When what's old is new again, with a twist
Figure 1. The classic View-Master stereo viewer was introduced in 1939 and is still
manufactured under license, giving it a commercial life far, far greater than
almost any electronic device. (Image courtesy of The Bridge Direct).

It’s not just me who is having ideas about merging the old and new in products that either emulate old products but with new technology, or bring new features to older products via a new-but-old design. I recently saw that Mattel has upgraded the classic children's View-Master toy (Figure 1) with a new, electronic View-Master Virtual Reality version (Figure 2).

When what's old is new again, with a twist
Figure 2. The View-Master Virtual Reality from Mattel, Inc. updates the legendary View-Master,
bringing it into the smartphone age. (Image courtesy of Mattel).

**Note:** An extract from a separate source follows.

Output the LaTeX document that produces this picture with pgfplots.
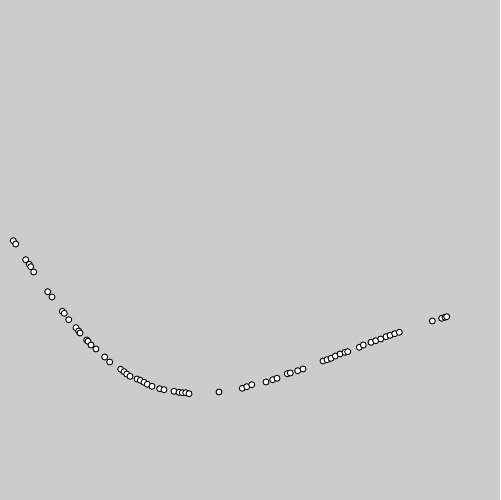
\documentclass[border=0pt]{standalone}
\usepackage{pgfplots}
\pgfplotsset{compat=1.18}
\definecolor{bg}{HTML}{CCCCCC}
\begin{document}
\begin{tikzpicture}
\begin{axis}[
  scale only axis, width=500bp, height=500bp,
  xmin=0, xmax=500, ymin=0, ymax=500,
  xtick=\empty, ytick=\empty,
  axis line style={draw=none},
  axis background/.style={fill=bg},
  clip=false,
]
% points in image pixels (x, 500 - y)
\addplot[only marks, mark=*, mark size=3bp, mark options={fill=white, draw=black, line width=0.9bp}]
  table[x=x, y expr=500-\thisrow{y}] {
x y
13.3 240.7
15.7 244.0
25.7 259.7
29.3 264.3
30.7 266.7
33.7 272.0
47.7 291.7
52.0 297.0
62.3 311.3
64.3 313.3
68.7 319.7
76.0 327.7
78.7 331.0
80.0 333.0
86.7 340.0
88.0 341.3
91.0 345.0
96.0 349.0
104.7 357.0
109.7 362.0
120.7 369.3
124.0 371.7
126.7 374.0
130.0 376.3
137.0 379.0
140.3 380.3
144.0 382.3
147.3 384.3
152.0 386.3
159.7 388.7
164.0 389.7
174.0 391.3
179.0 392.3
182.3 392.7
185.7 392.7
189.0 393.7
219.0 392.0
242.3 388.3
246.7 386.7
251.7 384.7
266.0 382.0
272.7 379.7
277.0 378.3
287.3 373.7
290.3 373.0
297.7 370.7
303.0 369.0
323.0 361.0
327.0 359.7
331.0 358.3
335.3 356.0
340.0 354.0
345.0 352.3
347.7 351.7
359.3 347.3
363.3 345.0
371.0 342.3
375.7 340.7
380.7 339.0
386.0 336.7
390.0 335.3
394.7 333.7
399.3 332.3
432.3 321.0
441.7 318.3
445.0 317.3
446.7 316.7
};
\end{axis}
\end{tikzpicture}
\end{document}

For those not familiar with this true classic which was introduced in 1939, it’s a stereo viewer that uses removable cardboard disks with left/right pairs of film transparencies; you click on the trigger to advance the disk to the next pair. No batteries, no software, no system issues – it does one thing, and does it well, but has very limited capabilities, of course. The new electronic version has the same general form factor, but you use your smartphone as the functional core. The opportunities and flexibility are, of course, orders of magnitude ahead of the original. At just $29.95, the new View-Master Virtual Reality Starter Pack is almost irresistible.

This is not the only product that attempts to bridge the past and present, and frankly, some don’t make sense to me. Kodak – yes, the "revived" film and photography pioneer that went bankrupt – is bringing back a movie camera with all sorts of digital features, but still uses 8-mm film. You take the exposed 3-minute cartridge, mail it to them for developing, and get it back (again by mail) in a few days.

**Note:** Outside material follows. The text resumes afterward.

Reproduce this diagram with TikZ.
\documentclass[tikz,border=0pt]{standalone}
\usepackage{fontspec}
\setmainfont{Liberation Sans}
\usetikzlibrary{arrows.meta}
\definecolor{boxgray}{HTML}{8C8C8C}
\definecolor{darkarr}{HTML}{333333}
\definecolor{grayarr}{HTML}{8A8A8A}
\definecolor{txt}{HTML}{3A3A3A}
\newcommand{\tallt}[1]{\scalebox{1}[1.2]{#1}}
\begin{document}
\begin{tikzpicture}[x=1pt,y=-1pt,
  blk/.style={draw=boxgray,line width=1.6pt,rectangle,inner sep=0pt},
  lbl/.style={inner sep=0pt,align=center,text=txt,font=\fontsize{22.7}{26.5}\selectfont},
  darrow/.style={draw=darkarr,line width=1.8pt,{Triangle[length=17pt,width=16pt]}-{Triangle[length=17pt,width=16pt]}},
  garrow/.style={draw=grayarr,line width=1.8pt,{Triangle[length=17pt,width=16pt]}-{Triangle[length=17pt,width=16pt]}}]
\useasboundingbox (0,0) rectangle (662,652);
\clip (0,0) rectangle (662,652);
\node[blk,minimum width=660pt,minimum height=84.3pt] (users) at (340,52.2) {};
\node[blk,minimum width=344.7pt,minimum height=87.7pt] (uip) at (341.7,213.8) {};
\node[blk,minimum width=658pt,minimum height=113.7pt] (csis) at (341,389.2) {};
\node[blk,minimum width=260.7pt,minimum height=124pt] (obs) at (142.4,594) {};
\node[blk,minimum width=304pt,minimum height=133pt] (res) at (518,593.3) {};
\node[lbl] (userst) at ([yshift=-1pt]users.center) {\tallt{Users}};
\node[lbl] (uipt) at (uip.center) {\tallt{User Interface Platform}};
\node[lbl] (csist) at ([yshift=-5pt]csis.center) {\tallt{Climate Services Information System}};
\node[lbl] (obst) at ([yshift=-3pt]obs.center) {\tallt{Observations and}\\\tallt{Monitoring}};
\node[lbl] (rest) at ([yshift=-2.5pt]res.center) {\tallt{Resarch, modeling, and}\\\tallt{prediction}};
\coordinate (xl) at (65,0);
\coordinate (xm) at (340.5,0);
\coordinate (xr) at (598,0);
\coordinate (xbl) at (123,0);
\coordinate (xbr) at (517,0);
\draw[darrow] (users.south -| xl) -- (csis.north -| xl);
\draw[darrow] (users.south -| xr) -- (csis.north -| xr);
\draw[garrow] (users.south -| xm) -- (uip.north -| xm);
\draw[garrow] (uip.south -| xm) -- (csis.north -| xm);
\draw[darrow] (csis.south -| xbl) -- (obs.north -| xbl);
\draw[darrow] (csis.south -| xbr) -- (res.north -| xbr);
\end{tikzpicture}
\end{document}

When what's old is new again, with a twist
Figure 3. The Super 8mm-inspired Lumenati CS1 uses an iPhone 6 instead of film;
you slide your iPhone into it from the back – similar to inserting a Super 8
film cartridge into the original, now-obsolete film camera.
(Image courtesy of Lumenati Productions).

I just don’t see the point here, except for the “hip/cool/retro” factor, which may appeal to some folks with too much time and money on their hands. You have that 3-minute limitation, the cost of film, and the development/return delay of about a week: what’s attractive about these features? In contrast, I can understand cameras, such as the Lumenati CS1 (Figure 3), which use a smartphone core with the form factor and serious appearance of a film-movie camera, but is a digital video camera. What am I missing with this Super 8 product's attraction?

When what's old is new again, with a twist
Figure 4. The Simpson 260 is still available from Simpson Electric, and was
known for its ruggedness and accuracy (for its time, of course).
(Image courtesy of Simpson260).

If you could do an upgrade to an older product using today’s technology, but treating the basic form and function as a baseline, what would that be? Audio cassettes? Eight-track players? Perhaps the classic and trusted Simpson 260 moving-needle voltmeter lovingly photographed here by an admirer (Figure 4), but with an LCD display emulating the needle and the gradations?